JIS News

Story Highlights

  • President of the Senate, Senator Floyd Morris is advocating that the Ministry of Justice appoint at least one court officer with sign language expertise in each parish, to improve the deaf population’s access to the Justice System.
  • The President of the Senate was speaking at the re-opening ceremony for the Santa Cruz Resident Magistrate’s Court building in St Elizabeth on Thursday, November 5.
  • He also saluted the government for not only passing the Disabilities Act of 2014, but for also implementing the provisions of the Act.

President of the Senate, Senator Floyd Morris is advocating that the Ministry of Justice appoint at least one court officer with sign language expertise in each parish, to improve the deaf population’s access to the Justice System.

“It is very important because we have a deaf population… (and) their rights are violated from time to time, and we have to equip the staff to understand how to relate and how to communicate with these individuals,” Senator Morris stated.

The President of the Senate was speaking at the re-opening ceremony for the Santa Cruz Resident Magistrate’s Court building in St Elizabeth on Thursday, November 5.

He also saluted the government for not only passing the Disabilities Act of 2014, but for also implementing the provisions of the Act.

He stated that according to figures from the United Nation, Jamaica’s population of persons with disabilities stood at 15 percent of the general population, or approximately 400,000 persons.

“Jamaica is not a state that is owned and controlled solely by able-bodied individuals, it is a society that consists of different individuals, from different backgrounds, with different experiences and we have to make sure that when we put in place public policy it is inclusive, it is participatory and it is non-discriminatory,” Senator Morris said.

With this in mind, Senator Morris, who is also Director of the University of the West Indies Centre for Disabilities Studies, and is visually impaired, called for the provision of legislation to enable blind persons to be accepted as witnesses.

“I have heard people say, a blind (person) can’t be a witness in the courts.
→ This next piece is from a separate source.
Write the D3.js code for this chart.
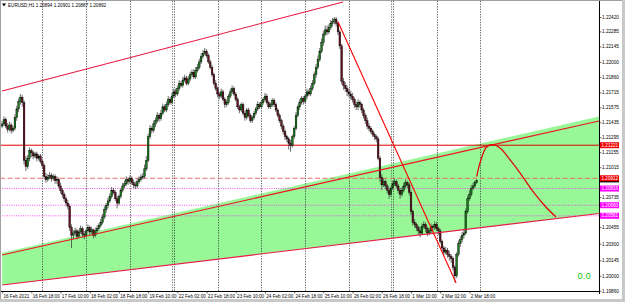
<!DOCTYPE html>
<html>
<head>
<meta charset="utf-8">
<script src="https://cdn.jsdelivr.net/npm/d3@7"></script>
<style>
  html, body { margin: 0; padding: 0; background: #fff; }
  svg { display: block; font-family: "Liberation Sans", Arial, sans-serif; }
</style>
</head>
<body>
<div id="chart"></div>
<script>
// EURUSD H1, 16 Feb 02:00 .. 2 Mar 22:00, prices in pips above 1.20000
const base = 1.2;
const firstOpen = 140;
const closes = [
  142,146,140,137,141,136,138,148,156,163,167,162,
  108,102,110,117,115,112,114,110,112,107,103,93,
  90,92,94,91,93,89,90,84,80,76,72,68,
  65,45,38,40,42,37,41,44,39,38,42,45,
  41,43,38,42,44,47,50,55,62,66,70,
  74,80,78,72,68,74,80,84,86,90,88,91,
  87,85,84,88,90,92,93,100,108,130,138,136,
  142,145,150,147,152,158,155,160,165,162,168,172,
  170,175,180,178,183,185,180,184,188,190,186,192,
  195,200,205,208,210,206,200,195,188,180,175,170,
  168,172,165,160,162,168,172,175,170,165,158,155,
  160,152,148,155,150,145,148,152,156,160,158,
  162,165,168,162,158,160,164,160,155,150,145,140,
  135,130,128,124,122,130,138,150,158,162,166,163,
  168,172,170,175,180,188,195,202,210,218,226,230,
  228,232,236,238,240,236,228,215,182,178,175,172,
  170,168,165,160,158,162,160,155,150,145,140,138,
  135,132,130,128,110,92,85,88,84,80,76,82,
  86,88,84,80,76,80,84,87,85,78,60,50,
  48,45,42,40,46,48,44,40,42,46,45,
  48,44,42,32,26,22,24,20,18,16,8,0,
  20,30,34,38,40,60,72,76,82,84,87,89
];
const highs = [
  145,149,148,143,144,143,140,151,159,166,170,169,
  164,112,113,120,119,117,116,116,114,114,109,105,
  96,95,97,96,95,95,93,92,87,82,78,74,
  71,67,48,43,45,44,43,47,46,42,44,48,
  47,46,44,45,47,49,53,58,65,68,73,
  77,83,82,80,75,76,82,87,89,93,92,94,
  93,90,88,91,93,95,96,104,112,133,141,140,
  145,148,153,152,155,161,160,163,168,167,171,175,
  175,178,183,182,186,188,187,187,191,193,193,195,
  198,203,208,211,213,212,208,202,197,190,183,177,
  172,175,174,167,165,170,175,178,177,172,167,160,
  162,162,154,157,157,152,150,154,158,163,162,
  164,167,171,170,164,162,166,166,162,157,152,147,
  142,137,132,130,127,132,140,153,160,165,168,168,
  170,175,174,178,183,191,198,206,213,222,229,234,
  234,235,239,241,242,242,238,230,217,185,181,178,
  175,173,171,167,163,165,164,162,157,152,148,143,
  140,137,134,132,130,112,95,91,90,86,82,84,
  89,91,90,86,82,83,87,90,89,87,80,62,
  53,50,47,46,49,51,50,46,45,49,48,
  51,50,46,44,34,28,27,26,23,20,18,10,
  22,33,37,41,44,63,75,80,85,87,89,90
];
const lows = [
  138,140,138,134,135,133,134,136,145,153,160,158,
  104,98,100,107,111,109,110,107,108,105,100,90,
  87,88,90,88,89,86,86,82,77,73,69,65,
  62,42,26,34,37,34,35,39,36,34,36,40,
  38,39,35,36,40,42,45,48,53,59,63,
  68,72,76,70,63,66,72,78,82,84,85,86,
  85,82,81,82,86,88,90,91,98,106,128,133,
  134,139,143,144,145,150,153,153,158,160,160,166,
  167,168,173,176,176,181,178,178,182,186,184,184,
  190,193,198,203,206,204,198,193,186,178,173,167,
  165,166,163,157,158,160,166,170,168,163,156,152,
  153,150,145,146,148,143,143,146,150,154,156,
  156,160,163,160,156,156,158,158,153,148,143,137,
  132,127,125,118,116,120,128,136,148,155,160,160,
  161,165,168,168,173,178,185,193,200,208,215,224,
  225,226,230,233,235,233,225,212,179,174,172,168,
  167,165,162,157,155,155,157,152,147,142,137,135,
  133,130,127,125,108,88,80,83,81,77,72,74,
  80,84,82,77,72,74,78,82,82,75,57,47,
  45,42,38,36,38,44,41,37,38,40,42,
  43,42,38,30,23,19,20,17,14,12,5,-6,
  -2,18,27,31,35,38,58,70,74,80,82,86
];

// time axis
const timeBars = [0,16,32,48,64,80,96,112,128,144,160,176,192,208,224,240,256];
const timeLabels = ['16 Feb 2021','16 Feb 18:00','17 Feb 10:00','18 Feb 02:00','18 Feb 18:00',
  '19 Feb 10:00','22 Feb 02:00','22 Feb 18:00','23 Feb 10:00','24 Feb 02:00','24 Feb 18:00',
  '25 Feb 10:00','26 Feb 02:00','26 Feb 18:00','1 Mar 10:00','2 Mar 02:00','2 Mar 18:00'];
const dayBars = [22,46,70,94,118,142,166,190,214,238,262];
const weekBars = [94,214];

// price axis (labels hidden behind the level tags are left out)
const priceTicks = [1.22420,1.22285,1.22145,1.22000,1.21860,1.21715,1.21575,1.21435,1.21295,
  1.21155,1.21015,1.20735,1.20455,1.20300,1.20145,1.20000,1.19860];

// horizontal levels
const levelPrices = [1.21221, 1.20912, 1.20816, 1.20660, 1.20561];
const bidPrice = 1.20892;

// trend lines [bar, price]
const upperLeftLine = [[0, 1.21728], [186.8, 1.22560]];
const fallLine = [[184.0, 1.22376], [248.7, 1.19933]];
const channelTop = [[0, 1.20195], [327, 1.21448]];
const channelBottom = [[0, 1.19914], [327, 1.20583]];
const fillTop = [[0, 1.20215], [327, 1.21490]];
// projected path [bar, price]
const projection = [[260.0, 1.20927], [261.8, 1.21055], [265.5, 1.21207], [268.8, 1.21226],
  [272.8, 1.21195], [278.3, 1.21083], [283.8, 1.20961], [290.9, 1.20787], [298.4, 1.20634], [303.5, 1.20550]];

const header = 'EURUSD,H1  1.20894 1.20901 1.20887 1.20892';

// ---------- drawing ----------
const W = 625, H = 302;
const plotRight = 599, plotBottom = 291;
const toPrice = v => base + v / 10000;

const xScale = d3.scaleLinear().domain([0, 327]).range([2.15, plotRight]);
const yScale = d3.scaleLinear().domain([1.19858, 1.22560]).range([plotBottom, 2]);

const svg = d3.select('#chart').append('svg').attr('width', W).attr('height', H);
svg.append('rect').attr('width', W).attr('height', H).attr('fill', '#fff');

const clip = svg.append('clipPath').attr('id', 'plot');
clip.append('rect').attr('x', 1).attr('y', 1).attr('width', plotRight - 1).attr('height', plotBottom - 1);
const plot = svg.append('g').attr('clip-path', 'url(#plot)');

// green channel
const area = [...fillTop, ...channelBottom.slice().reverse()];
plot.append('path')
  .attr('d', d3.line().x(d => xScale(d[0])).y(d => yScale(d[1]))(area) + 'Z')
  .attr('fill', '#98f898');

// day grid
plot.selectAll('line.grid').data(dayBars).enter().append('line')
  .attr('class', 'grid')
  .attr('x1', d => Math.round(xScale(d)) + 0.5).attr('x2', d => Math.round(xScale(d)) + 0.5)
  .attr('y1', 1).attr('y2', plotBottom)
  .attr('stroke', '#222').attr('stroke-width', 0.7).attr('stroke-dasharray', '1.3,1.3');
plot.selectAll('line.week').data(weekBars).enter().append('line')
  .attr('class', 'week')
  .attr('x1', d => Math.round(xScale(d)) - 1.5).attr('x2', d => Math.round(xScale(d)) - 1.5)
  .attr('y1', 1).attr('y2', plotBottom)
  .attr('stroke', '#444').attr('stroke-width', 0.7).attr('stroke-dasharray', '1.3,1.3');

// horizontal levels
const levelStroke = ['#e00000', '#e86060', '#f040f0', '#f040f0', '#f040f0'];
const levelDash = [null, '5,2.5', '1,1.3', '1,1.3', '1,1.3'];
plot.selectAll('line.level').data(levelPrices).enter().append('line')
  .attr('class', 'level')
  .attr('x1', 0).attr('x2', plotRight)
  .attr('y1', d => yScale(d)).attr('y2', d => yScale(d))
  .attr('stroke', (d, i) => levelStroke[i])
  .attr('stroke-width', (d, i) => i === 0 ? 1 : 0.9)
  .attr('stroke-dasharray', (d, i) => levelDash[i]);

// candles
const bars = closes.map((c, i) => ({
  i, o: toPrice(i ? closes[i - 1] : firstOpen), h: toPrice(highs[i]), l: toPrice(lows[i]), c: toPrice(c)
}));
const candles = plot.selectAll('g.candle').data(bars).enter().append('g').attr('class', 'candle');
candles.append('line')
  .attr('x1', d => xScale(d.i)).attr('x2', d => xScale(d.i))
  .attr('y1', d => yScale(d.h)).attr('y2', d => yScale(d.l))
  .attr('stroke', '#3c3c3c').attr('stroke-width', 0.75);
candles.append('rect')
  .attr('x', d => xScale(d.i) - 0.85).attr('width', 1.7)
  .attr('y', d => yScale(Math.max(d.o, d.c)))
  .attr('height', d => Math.max(0.6, Math.abs(yScale(d.o) - yScale(d.c))))
  .attr('fill', d => d.c >= d.o ? '#167a16' : '#641020')
  .attr('stroke', '#000').attr('stroke-width', 0.4);

// trend lines
const seg = d3.line().x(d => xScale(d[0])).y(d => yScale(d[1]));
plot.append('path').attr('d', seg(upperLeftLine)).attr('stroke', '#e8173d').attr('stroke-width', 1.1).attr('fill', 'none');
plot.append('path').attr('d', seg(channelTop)).attr('stroke', '#f01020').attr('stroke-width', 1.1).attr('fill', 'none');
plot.append('path').attr('d', seg(channelBottom)).attr('stroke', '#e81a48').attr('stroke-width', 1.1).attr('fill', 'none');
plot.append('path').attr('d', seg(fallLine)).attr('stroke', '#ff0000').attr('stroke-width', 1.1).attr('fill', 'none');
plot.append('path').attr('d', seg.curve(d3.curveCatmullRom)(projection))
  .attr('stroke', '#e00000').attr('stroke-width', 1.2).attr('fill', 'none');

// header
svg.append('path').attr('d', 'M2,3.5 L6,3.5 L4,6.5 Z').attr('fill', '#000');
svg.append('text').attr('x', 8).attr('y', 6.8).attr('font-size', 4.6).attr('fill', '#000').text(header);

// "0.0" label
svg.append('text').attr('x', 577.5).attr('y', 279).attr('font-size', 9.5).attr('fill', '#22c422').text('0.0');

// axes
const gy = svg.append('g').attr('transform', `translate(${plotRight},0)`)
  .call(d3.axisRight(yScale).tickValues(priceTicks).tickFormat(d3.format('.5f')).tickSize(2.5).tickSizeOuter(0));
gy.select('.domain').remove();
gy.selectAll('line').attr('stroke', '#000').attr('stroke-width', 0.6);
gy.selectAll('text').attr('x', 3).attr('font-size', 4.7).attr('fill', '#000').attr('font-family', '"Liberation Sans", Arial, sans-serif');

const gx = svg.append('g').attr('transform', `translate(0,${plotBottom})`)
  .call(d3.axisBottom(xScale).tickValues(timeBars).tickFormat((d, i) => timeLabels[i]).tickSize(2.5).tickSizeOuter(0));
gx.select('.domain').remove();
gx.selectAll('line').attr('stroke', '#000').attr('stroke-width', 0.6);
gx.selectAll('text').attr('text-anchor', 'start').attr('x', 0.8).attr('y', 4.2)
  .attr('font-size', 4.6).attr('fill', '#000').attr('font-family', '"Liberation Sans", Arial, sans-serif');

// frame
svg.append('line').attr('x1', plotRight + 0.5).attr('x2', plotRight + 0.5).attr('y1', 0).attr('y2', plotBottom + 3).attr('stroke', '#000').attr('stroke-width', 1);
svg.append('line').attr('x1', 0).attr('x2', plotRight + 1).attr('y1', plotBottom + 0.5).attr('y2', plotBottom + 0.5).attr('stroke', '#000').attr('stroke-width', 1);
svg.append('rect').attr('x', 0).attr('y', 0).attr('width', W).attr('height', 1).attr('fill', '#a0a0a0');
svg.append('rect').attr('x', 0).attr('y', 0).attr('width', 1).attr('height', H).attr('fill', '#a0a0a0');
svg.append('rect').attr('x', W - 3).attr('y', 0).attr('width', 3).attr('height', H).attr('fill', '#c8c8c8');
svg.append('rect').attr('x', 0).attr('y', H - 3).attr('width', W).attr('height', 3).attr('fill', '#c8c8c8');

// bid marker (its text sits under the level tag, as in the terminal)
svg.append('rect').attr('x', plotRight + 1).attr('y', yScale(bidPrice) - 1).attr('width', 19).attr('height', 3).attr('fill', '#000');

// level tags on the axis
const tagFill = ['#f00000', '#f00000', '#ff00ff', '#ff00ff', '#ff00ff'];
const tagG = svg.selectAll('g.tag').data(levelPrices).enter().append('g').attr('class', 'tag')
  .attr('transform', d => `translate(${plotRight + 1},${yScale(d)})`);
tagG.append('rect').attr('x', 0).attr('y', -3).attr('width', 19).attr('height', 6).attr('fill', (d, i) => tagFill[i]);
tagG.append('text').attr('x', 1.5).attr('dy', '0.35em').attr('font-size', 4.6).attr('fill', '#fff')
  .text(d => d3.format('.5f')(d));
</script>
</body>
</html>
People must understand that there are certain (distinctiveness) about a person with visual impairment…As a blind person, I am able to pick up and recognize a voice quite well and that is the situation with a lot of persons with visual impairment. So we have to take these peculiarities into consideration when we are dealing with different cases (and ) individuals,” the Senator stated.

Pointing to the Government of Jamaica / Unites States Agency for International Development (USAID) collaboration in training officers of the courts and members of the Jamaica Constabulary Force, Senator Morris said efforts should be taken to ensure that they are equipped with the necessary skills to relate to persons with disabilities.